I thought when I read this yesterday morning what a goof. I've had my csm with the 54 inch double ended bar with the extra oiler for months now and have made 10 cuts without any noticable chain stretch. Yesterday I was cutting a 24 inch diam hard maple and my chain jumped the bar.. Duh, What the heck? I immediately though of this post and was dumbfounded. I adjusted the chain at the helper end of the bar and 2 min later the chain jumped again. I pulled the mill out and adjusted the chain at the motor end. Went back to cutting and 2 min later again it happened.

My observation is I might have had saw dust in the groove on the bar when I adjusted the chain. As I worked the mill back and forth through the log, when I was cutting closer to the powerhead end I would see the chain start to sling away from the bar. With so much of the bar sticking out of the other side of the log I could see the chain start to pull away. When I saw this I would back off the power a little and get more of the bar cutting the log. I finished the cut without incident. I will throughly clean the bar and retry later. I am not happy with the adjuster at the helper end of the bar. I will replace with a little longer bolt grade 8. The lug that fits through the bar should have a plate on it to ride against the bar to keep it from flopping or to have a lug that fits the slot better. One other observation is why are the adjusters under the bar when you are cutting. If I was a machinist I would modify this.


----------



## PSDkevin (Dec 18, 2010)

Yes. I agree that the helper could be designed better. Seems that that little barrel nut should stay square the bar. Like you said maybe a little plate. I think the bolt shoul run parallel to the bar. Perhaps using an allen bolt so clearane wasn't an issue. I never thought about using a longer bolt. Duh. Im slow like that sometimes. That'd probably be easier than removing links. As for the adjuster location. I installed my handle the other way around so they are on top.


----------



## PSDkevin (Dec 18, 2010)

Update: looked at the thing again. No way a different bolt is going to work. Definitely has to be a chain length issue. Gonna try to reach granberg.


----------



## PSDkevin (Dec 18, 2010)

Just got off the phone with Granberg. They were really helpful. He said I was the second one recently to call. They are looking into the problem. They say definitely remove the necessary link(s) for anyone else out there with this problem.


----------



## woodzwayz (May 5, 2011)

Can still get hot even if it's oiling properly, you're cutting a lot of wood and putting a serious load on the setup, the chain has to travel a long way before it hits air to cool. They stretch when they get hot and stay that way. If you don't have a breaker / spinner, closest chainsaw repair should. Then tighten the chain more than you think it needs to be. You shouldn't be able to pull the drive link more than half way out of the bar groove by hand. Not sure what role the double end adjuster may be playing in your chain tension. Milling is tough on chainsaws anyway you slice it (pun intended). The tighter the chain the more heat, harder on chain, bars, and powerhead. I have an ms660 and Granberg, now have an LT15 bandmill.


----------



## PSDkevin (Dec 18, 2010)

woodzwayz said:


> Can still get hot even if it's oiling properly, you're cutting a lot of wood and putting a serious load on the setup, the chain has to travel a long way before it hits air to cool. They stretch when they get hot and stay that way. If you don't have a breaker / spinner, closest chainsaw repair should. Then tighten the chain more than you think it needs to be. You shouldn't be able to pull the drive link more than half way out of the bar groove by hand. Not sure what role the double end adjuster may be playing in your chain tension. Milling is tough on chainsaws anyway you slice it (pun intended). The tighter the chain the more heat, harder on chain, bars, and powerhead. I have an ms660 and Granberg, now have an LT15 bandmill.

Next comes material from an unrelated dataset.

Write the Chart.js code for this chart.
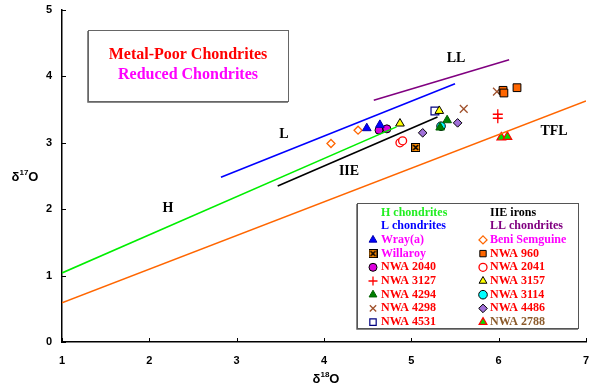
<!DOCTYPE html>
<html>
<head>
<meta charset="utf-8">
<script src="https://cdn.jsdelivr.net/npm/chart.js@4/dist/chart.umd.min.js"></script>
<style>
  html, body { margin: 0; padding: 0; background: #fff; }
  #wrap { width: 589px; height: 389px; position: relative; }
</style>
</head>
<body>
<div id="wrap"><canvas id="oxygenChart" width="589" height="389"></canvas></div>
<script>
'use strict';

// ── Axis ticks ──────────────────────────────────────────
const xTicks = [1, 2, 3, 4, 5, 6, 7];
const yTicks = [0, 1, 2, 3, 4, 5];

// ── Reference lines (δ18O, δ17O end points) ─────────────
const lineH   = [[1.00, 1.04], [4.83, 3.24]];
const lineL   = [[2.82, 2.48], [5.50, 3.89]];
const lineLL  = [[4.57, 3.64], [6.12, 4.25]];
const lineIIE = [[3.47, 2.35], [5.30, 3.39]];
const lineTFL = [[1.00, 0.59], [7.00, 3.63]];

// ── Meteorite analyses (δ18O, δ17O) ─────────────────────
const wrayA        = [[4.49, 3.22], [4.64, 3.27]];
const beniSemguine = [[4.08, 2.99], [4.39, 3.19]];
const willaroy     = [[5.05, 2.93]];
const nwa960       = [[6.05, 3.79], [6.06, 3.75], [6.21, 3.83]];
const nwa2040      = [[4.63, 3.19], [4.72, 3.21]];
const nwa2041      = [[4.87, 3.00], [4.90, 3.03]];
const nwa3127      = [[5.99, 3.43], [5.99, 3.37]];
const nwa3157      = [[4.87, 3.29], [5.32, 3.48]];
const nwa4294      = [[5.33, 3.23], [5.41, 3.34]];
const nwa3114      = [[5.34, 3.25]];
const nwa4298      = [[5.60, 3.51], [5.98, 3.77]];
const nwa4486      = [[5.13, 3.15], [5.53, 3.30]];
const nwa4531      = [[5.27, 3.48]];
const nwa2788      = [[6.03, 3.08], [6.10, 3.09]];

const toPts = arr => arr.map(p => ({ x: p[0], y: p[1] }));

// Willaroy marker: orange square with black X
function makeWillaroyIcon() {
    const c = document.createElement('canvas');
    c.width = 9; c.height = 9;
    const g = c.getContext('2d');
    g.fillStyle = '#ff8c00';
    g.fillRect(0.5, 0.5, 8, 8);
    g.strokeStyle = '#000';
    g.lineWidth = 1;
    g.strokeRect(0.5, 0.5, 8, 8);
    g.lineWidth = 1.6;
    g.beginPath();
    g.moveTo(2, 2); g.lineTo(7, 7);
    g.moveTo(7, 2); g.lineTo(2, 7);
    g.stroke();
    return c;
}
const willaroyIcon = makeWillaroyIcon();

// ── Series definitions (marker styles) ──────────────────
const series = [
    { label: 'Wray(a)',       data: wrayA,        style: 'triangle', r: 5,   bg: '#0000ff', bd: '#0000aa', bw: 1,   text: '#ff00ff' },
    { label: 'Beni Semguine', data: beniSemguine, style: 'rectRot',  r: 4,   bg: '#ffffff', bd: '#ff6600', bw: 1.3, text: '#ff00ff' },
    { label: 'Willaroy',      data: willaroy,     style: willaroyIcon, r: 5, bg: '#ff8c00', bd: '#000000', bw: 1,   text: '#ff00ff' },
    { label: 'NWA 960',       data: nwa960,       style: 'rect',     r: 5.5, bg: '#ff6600', bd: '#000000', bw: 1,   text: '#ff0000' },
    { label: 'NWA 2040',      data: nwa2040,      style: 'circle',   r: 4,   bg: '#dd00dd', bd: '#000000', bw: 1,   text: '#ff0000' },
    { label: 'NWA 2041',      data: nwa2041,      style: 'circle',   r: 4,   bg: '#ffffff', bd: '#ff0000', bw: 1.3, text: '#ff0000' },
    { label: 'NWA 3127',      data: nwa3127,      style: 'cross',    r: 5,   bg: '#ff0000', bd: '#ff0000', bw: 1.3, text: '#ff0000' },
    { label: 'NWA 3157',      data: nwa3157,      style: 'triangle', r: 5,   bg: '#ffff00', bd: '#000000', bw: 1,   text: '#ff0000' },
    { label: 'NWA 4294',      data: nwa4294,      style: 'triangle', r: 5,   bg: '#008000', bd: '#006000', bw: 1,   text: '#ff0000' },
    { label: 'NWA 3114',      data: nwa3114,      style: 'circle',   r: 4.3, bg: '#00ffff', bd: '#000000', bw: 1,   text: '#ff0000' },
    { label: 'NWA 4298',      data: nwa4298,      style: 'crossRot', r: 5.5, bg: '#a0522d', bd: '#a0522d', bw: 1.3, text: '#ff0000' },
    { label: 'NWA 4486',      data: nwa4486,      style: 'rectRot',  r: 4.3, bg: '#a070d8', bd: '#000000', bw: 1,   text: '#ff0000' },
    { label: 'NWA 4531',      data: nwa4531,      style: 'rect',     r: 5.5, bg: '#ffffff', bd: '#000080', bw: 1.2, text: '#ff0000' },
    { label: 'NWA 2788',      data: nwa2788,      style: 'triangle', r: 5,   bg: '#00dd00', bd: '#ff0000', bw: 1.2, text: '#8b5a2b' }
];

const refLines = [
    { label: 'H chondrites',  data: lineH,   color: '#00ee00' },
    { label: 'L chondrites',  data: lineL,   color: '#0000ff' },
    { label: 'IIE irons',     data: lineIIE, color: '#000000' },
    { label: 'LL chondrites', data: lineLL,  color: '#800080' },
    { label: 'TFL',           data: lineTFL, color: '#ff6600' }
];

// ── Build datasets ──────────────────────────────────────
const datasets = [];
refLines.forEach(l => {
    datasets.push({
        type: 'line',
        label: l.label,
        data: toPts(l.data),
        borderColor: l.color,
        borderWidth: 1.6,
        pointRadius: 0,
        fill: false,
        tension: 0
    });
});
series.forEach(s => {
    datasets.push({
        type: 'scatter',
        label: s.label,
        data: toPts(s.data),
        pointStyle: s.style,
        pointRadius: s.r,
        pointHoverRadius: s.r,
        backgroundColor: s.bg,
        borderColor: s.bd,
        borderWidth: s.bw
    });
});

// ── Helpers for drawing text / markers ──────────────────
function drawDeltaLabel(ctx, sup, cx, cy) {
    ctx.save();
    ctx.fillStyle = '#000';
    ctx.textBaseline = 'alphabetic';
    ctx.textAlign = 'left';
    const big = 'bold 13px "Liberation Sans", Arial, sans-serif';
    const small = 'bold 8px "Liberation Sans", Arial, sans-serif';
    ctx.font = big;
    const wd = ctx.measureText('δ').width;
    const wo = ctx.measureText('O').width;
    ctx.font = small;
    const ws = ctx.measureText(sup).width;
    let x = cx - (wd + ws + wo) / 2;
    const base = cy + 5;
    ctx.font = big;
    ctx.fillText('δ', x, base); x += wd;
    ctx.font = small;
    ctx.fillText(sup, x, base - 6); x += ws;
    ctx.font = big;
    ctx.fillText('O', x, base);
    ctx.restore();
}

function drawMarker(ctx, s, x, y) {
    ctx.save();
    ctx.fillStyle = s.bg;
    ctx.strokeStyle = s.bd;
    ctx.lineWidth = s.bw;
    if (Chart.helpers && Chart.helpers.drawPoint) {
        Chart.helpers.drawPoint(ctx, { pointStyle: s.style, radius: s.r, rotation: 0, borderWidth: s.bw }, x, y);
    }
    ctx.restore();
}

// ── Custom drawing plugin: inward ticks, titles, labels, legend ──
const decorPlugin = {
    id: 'decor',
    afterDraw(chart) {
        const ctx = chart.ctx;
        const xs = chart.scales.x, ys = chart.scales.y;
        const area = chart.chartArea;

        // inward tick marks
        ctx.save();
        ctx.strokeStyle = '#000';
        ctx.lineWidth = 1;
        xTicks.forEach(v => {
            const px = Math.round(xs.getPixelForValue(v)) + 0.5;
            ctx.beginPath();
            ctx.moveTo(px, area.bottom);
            ctx.lineTo(px, area.bottom - 4);
            ctx.stroke();
        });
        yTicks.forEach(v => {
            const py = Math.round(ys.getPixelForValue(v)) + 0.5;
            ctx.beginPath();
            ctx.moveTo(area.left, py);
            ctx.lineTo(area.left + 4, py);
            ctx.stroke();
        });
        ctx.restore();

        // axis titles
        drawDeltaLabel(ctx, '18', (area.left + area.right) / 2 + 2, 378);
        drawDeltaLabel(ctx, '17', 25, ys.getPixelForValue(2.5));

        // line labels
        ctx.save();
        ctx.fillStyle = '#000';
        ctx.font = 'bold 14px "Liberation Serif", "Times New Roman", serif';
        ctx.textAlign = 'center';
        ctx.textBaseline = 'middle';
        ctx.fillText('LL', 456, 58);
        ctx.fillText('L', 284, 134);
        ctx.fillText('H', 168, 208);
        ctx.fillText('IIE', 349, 171);
        ctx.fillText('TFL', 554, 131);
        ctx.restore();

        // title box
        ctx.save();
        ctx.fillStyle = '#fff';
        ctx.fillRect(88, 30, 200, 71);
        ctx.strokeStyle = '#666';
        ctx.lineWidth = 1;
        ctx.strokeRect(88.5, 30.5, 200, 71);
        ctx.strokeStyle = '#888';
        ctx.beginPath();
        ctx.moveTo(87.5, 31); ctx.lineTo(87.5, 102.5); ctx.lineTo(288, 102.5);
        ctx.stroke();
        ctx.font = 'bold 16px "Liberation Serif", "Times New Roman", serif';
        ctx.textAlign = 'center';
        ctx.textBaseline = 'middle';
        ctx.fillStyle = '#ff0000';
        ctx.fillText('Metal-Poor Chondrites', 188, 55);
        ctx.fillStyle = '#ff00ff';
        ctx.fillText('Reduced Chondrites', 188, 75);
        ctx.restore();

        // legend box
        ctx.save();
        ctx.fillStyle = '#fff';
        ctx.fillRect(357, 203, 221, 125);
        ctx.strokeStyle = '#555';
        ctx.lineWidth = 1;
        ctx.strokeRect(357.5, 203.5, 221, 125);
        ctx.strokeStyle = '#888';
        ctx.beginPath();
        ctx.moveTo(356.5, 204); ctx.lineTo(356.5, 329.5); ctx.lineTo(578, 329.5);
        ctx.stroke();

        ctx.font = 'bold 12px "Liberation Serif", "Times New Roman", serif';
        ctx.textAlign = 'left';
        ctx.textBaseline = 'middle';
        const rowY = i => 212.5 + i * 13.7;
        const colText = [381, 490];
        const colMark = [373, 483];

        // line entries (text only)
        const lineEntries = [refLines[0], refLines[2], refLines[1], refLines[3]];
        lineEntries.forEach((l, i) => {
            const col = i % 2, row = Math.floor(i / 2);
            ctx.fillStyle = l.color === '#00ee00' ? '#22ee22' : l.color;
            ctx.fillText(l.label, colText[col], rowY(row));
        });

        // marker entries
        series.forEach((s, i) => {
            const col = i % 2, row = 2 + Math.floor(i / 2);
            const y = rowY(row);
            drawMarker(ctx, Object.assign({}, s, { r: Math.min(s.r, 4.5) }), colMark[col], y);
            ctx.fillStyle = s.text;
            ctx.fillText(s.label, colText[col], y);
        });
        ctx.restore();
    }
};

// ── Chart ───────────────────────────────────────────────
new Chart(document.getElementById('oxygenChart').getContext('2d'), {
    type: 'scatter',
    data: { datasets },
    options: {
        responsive: false,
        animation: false,
        events: [],
        layout: { autoPadding: false, padding: { top: 10, right: 3, left: 0, bottom: 0 } },
        plugins: {
            legend: { display: false },
            tooltip: { enabled: false }
        },
        scales: {
            x: {
                type: 'linear',
                min: xTicks[0],
                max: xTicks[xTicks.length - 1],
                afterFit: s => { s.height = 47; s.paddingLeft = 0; s.paddingRight = 0; },
                afterBuildTicks: s => { s.ticks = xTicks.map(v => ({ value: v })); },
                grid: { display: false, drawTicks: false },
                border: { display: true, color: '#000', width: 1.5 },
                ticks: {
                    padding: 12,
                    maxRotation: 0,
                    color: '#000',
                    font: { family: '"Liberation Sans", Arial, sans-serif', size: 11, weight: 'bold' }
                }
            },
            y: {
                type: 'linear',
                min: yTicks[0],
                max: yTicks[yTicks.length - 1],
                afterFit: s => { s.width = 62; s.paddingTop = 0; s.paddingBottom = 0; },
                afterBuildTicks: s => { s.ticks = yTicks.map(v => ({ value: v })); },
                grid: { display: false, drawTicks: false },
                border: { display: true, color: '#000', width: 1.5 },
                ticks: {
                    padding: 10,
                    color: '#000',
                    font: { family: '"Liberation Sans", Arial, sans-serif', size: 11, weight: 'bold' }
                }
            }
        }
    },
    plugins: [decorPlugin]
});
</script>
</body>
</html>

Thanks for the advice. I wondered about the correct tension. They don't do a great job explaining that in the manuals. I am a fairly experienced woodworker but pretty much the only 2 stroke fumes I have inhaled to this point are from my weed whacker or leaf blower. Lol. Should the rack on the Granberg system be centered on the bar? What I mean is there is room to move it closer to the power head or closer to the helper handle. If it even matters. Just curious. Right now its centered.


----------



## woodzwayz (May 5, 2011)

I think you try and balance the weight out as best you can. So powerhead as close to the wood as possible, which means mill up tight to powerhead. Otherwise it's gonna want to tip to the powerhead side and you'll be fighting it to keep it flat on the log.


----------